* start *

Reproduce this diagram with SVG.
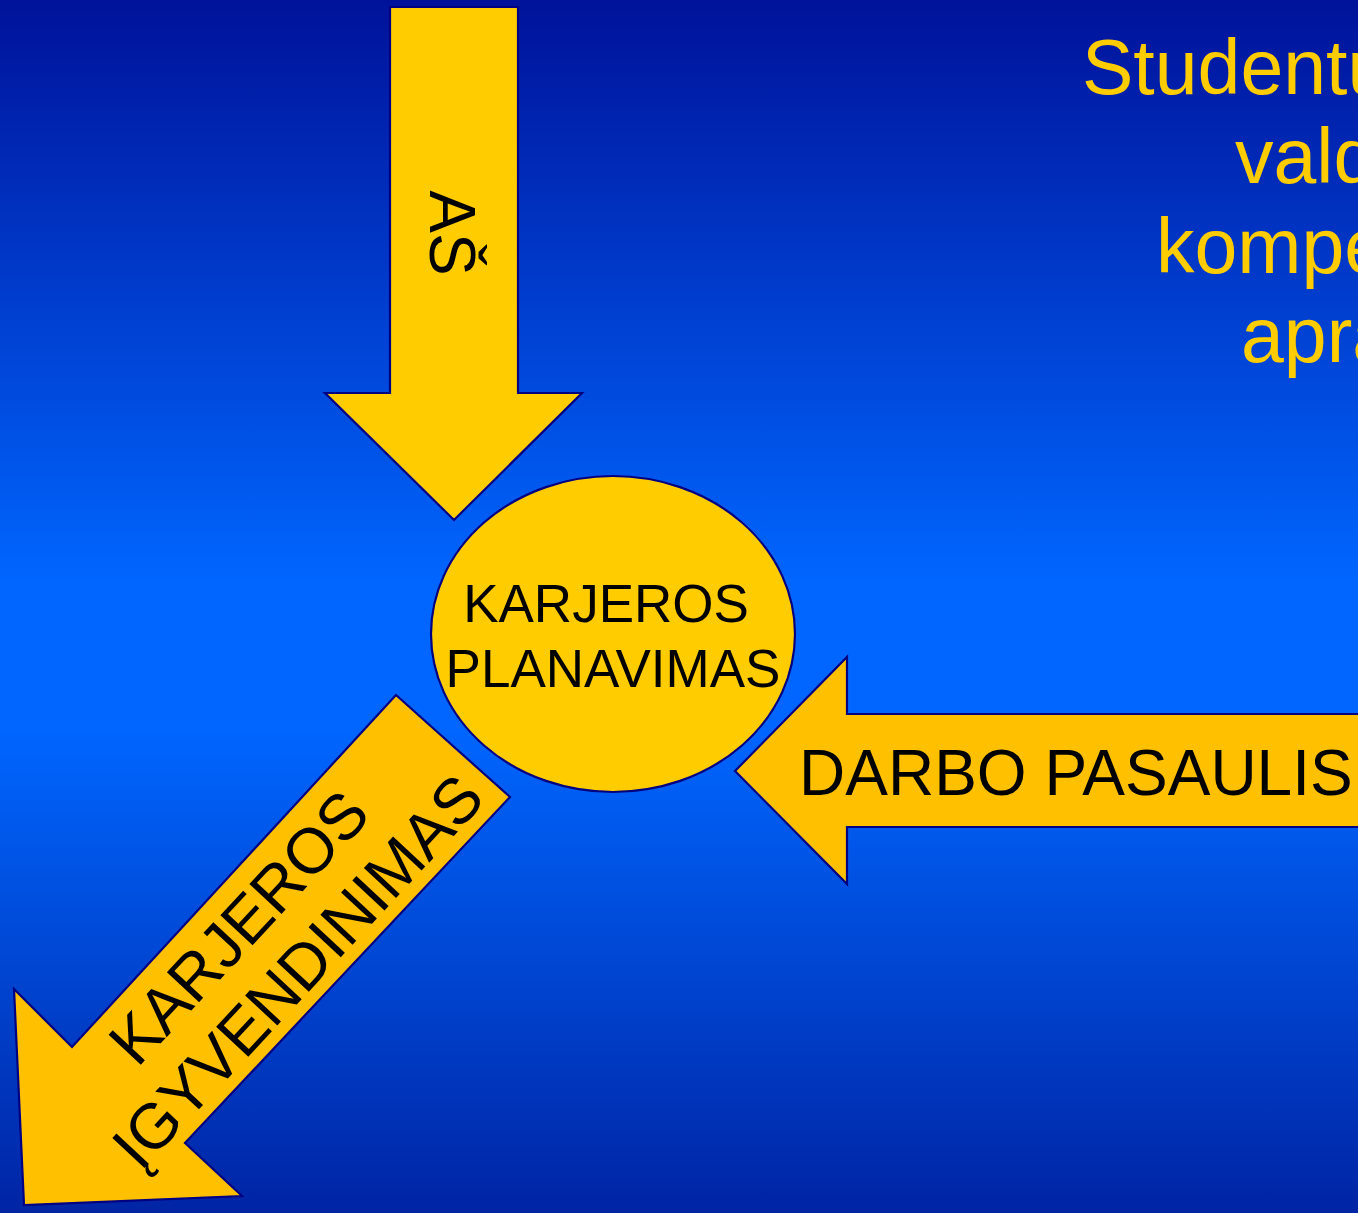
<svg xmlns="http://www.w3.org/2000/svg" width="1358" height="1213" viewBox="0 0 1358 1213">
  <defs>
    <linearGradient id="bg" x1="0" y1="0" x2="0" y2="1">
      <stop offset="0" stop-color="#00129a"/>
      <stop offset="0.48" stop-color="#0066ff"/>
      <stop offset="0.6" stop-color="#0066ff"/>
      <stop offset="1" stop-color="#0024a4"/>
    </linearGradient>
  </defs>
  <style>
    .shape { stroke: #000080; stroke-width: 2.2; stroke-linejoin: miter; }
    .y1 { fill: #FFCC00; }
    .y2 { fill: #FFC000; }
    .lbl { font-family: "Liberation Sans", Arial, sans-serif; fill: #000000; }
    .title { font-family: "Liberation Sans", Arial, sans-serif; fill: #FFCC00; font-size: 77px; }
  </style>
  <rect x="0" y="0" width="1358" height="1213" fill="url(#bg)"/>

  <g id="title">
    <text class="title" x="1082" y="94">Studentu</text>
    <text class="title" x="1235" y="183">vald</text>
    <text class="title" x="1156" y="273">kompe</text>
    <text class="title" x="1241" y="362">apra</text>
  </g>

  <g id="connectors">
    <g id="arrow-as">
      <polygon class="shape y1" points="390,7 518,7 518,393 582,393 454,520 325,393 390,393"/>
      <text class="lbl" font-size="64" text-anchor="middle" transform="translate(430,233) rotate(90)">AŠ</text>
    </g>
    <g id="arrow-darbo">
      <polygon class="shape y2" points="1362,714 847,714 847,657 735,771 847,884 847,827 1362,827"/>
      <text class="lbl" font-size="64" x="799" y="795">DARBO PASAULIS</text>
    </g>
    <g id="arrow-igyvendinimas">
      <polygon class="shape y2" points="396,695 510,797 185,1143 242,1196 24,1205 14,989 72,1047"/>
      <g transform="translate(284,964) rotate(-47)">
        <text class="lbl" font-size="64" text-anchor="middle" x="-4" y="-36">KARJEROS</text>
        <text class="lbl" font-size="64" text-anchor="middle" x="4" y="37">ĮGYVENDINIMAS</text>
      </g>
    </g>
  </g>

  <g id="node-planavimas">
    <ellipse class="shape y1" cx="613" cy="634" rx="182" ry="158"/>
    <text class="lbl" font-size="53" text-anchor="middle" x="606" y="622">KARJEROS</text>
    <text class="lbl" font-size="53" text-anchor="middle" x="613" y="687">PLANAVIMAS</text>
  </g>
</svg>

* end *

- **TASK**: Return each line from the material above exactly, but not the pictures.

- **CORRECT RESPONSE**:
Reproduce this diagram with SVG.
<svg xmlns="http://www.w3.org/2000/svg" width="1358" height="1213" viewBox="0 0 1358 1213">
  <defs>
    <linearGradient id="bg" x1="0" y1="0" x2="0" y2="1">
      <stop offset="0" stop-color="#00129a"/>
      <stop offset="0.48" stop-color="#0066ff"/>
      <stop offset="0.6" stop-color="#0066ff"/>
      <stop offset="1" stop-color="#0024a4"/>
    </linearGradient>
  </defs>
  <style>
    .shape { stroke: #000080; stroke-width: 2.2; stroke-linejoin: miter; }
    .y1 { fill: #FFCC00; }
    .y2 { fill: #FFC000; }
    .lbl { font-family: "Liberation Sans", Arial, sans-serif; fill: #000000; }
    .title { font-family: "Liberation Sans", Arial, sans-serif; fill: #FFCC00; font-size: 77px; }
  </style>
  <rect x="0" y="0" width="1358" height="1213" fill="url(#bg)"/>

  <g id="title">
    <text class="title" x="1082" y="94">Studentu</text>
    <text class="title" x="1235" y="183">vald</text>
    <text class="title" x="1156" y="273">kompe</text>
    <text class="title" x="1241" y="362">apra</text>
  </g>

  <g id="connectors">
    <g id="arrow-as">
      <polygon class="shape y1" points="390,7 518,7 518,393 582,393 454,520 325,393 390,393"/>
      <text class="lbl" font-size="64" text-anchor="middle" transform="translate(430,233) rotate(90)">AŠ</text>
    </g>
    <g id="arrow-darbo">
      <polygon class="shape y2" points="1362,714 847,714 847,657 735,771 847,884 847,827 1362,827"/>
      <text class="lbl" font-size="64" x="799" y="795">DARBO PASAULIS</text>
    </g>
    <g id="arrow-igyvendinimas">
      <polygon class="shape y2" points="396,695 510,797 185,1143 242,1196 24,1205 14,989 72,1047"/>
      <g transform="translate(284,964) rotate(-47)">
        <text class="lbl" font-size="64" text-anchor="middle" x="-4" y="-36">KARJEROS</text>
        <text class="lbl" font-size="64" text-anchor="middle" x="4" y="37">ĮGYVENDINIMAS</text>
      </g>
    </g>
  </g>

  <g id="node-planavimas">
    <ellipse class="shape y1" cx="613" cy="634" rx="182" ry="158"/>
    <text class="lbl" font-size="53" text-anchor="middle" x="606" y="622">KARJEROS</text>
    <text class="lbl" font-size="53" text-anchor="middle" x="613" y="687">PLANAVIMAS</text>
  </g>
</svg>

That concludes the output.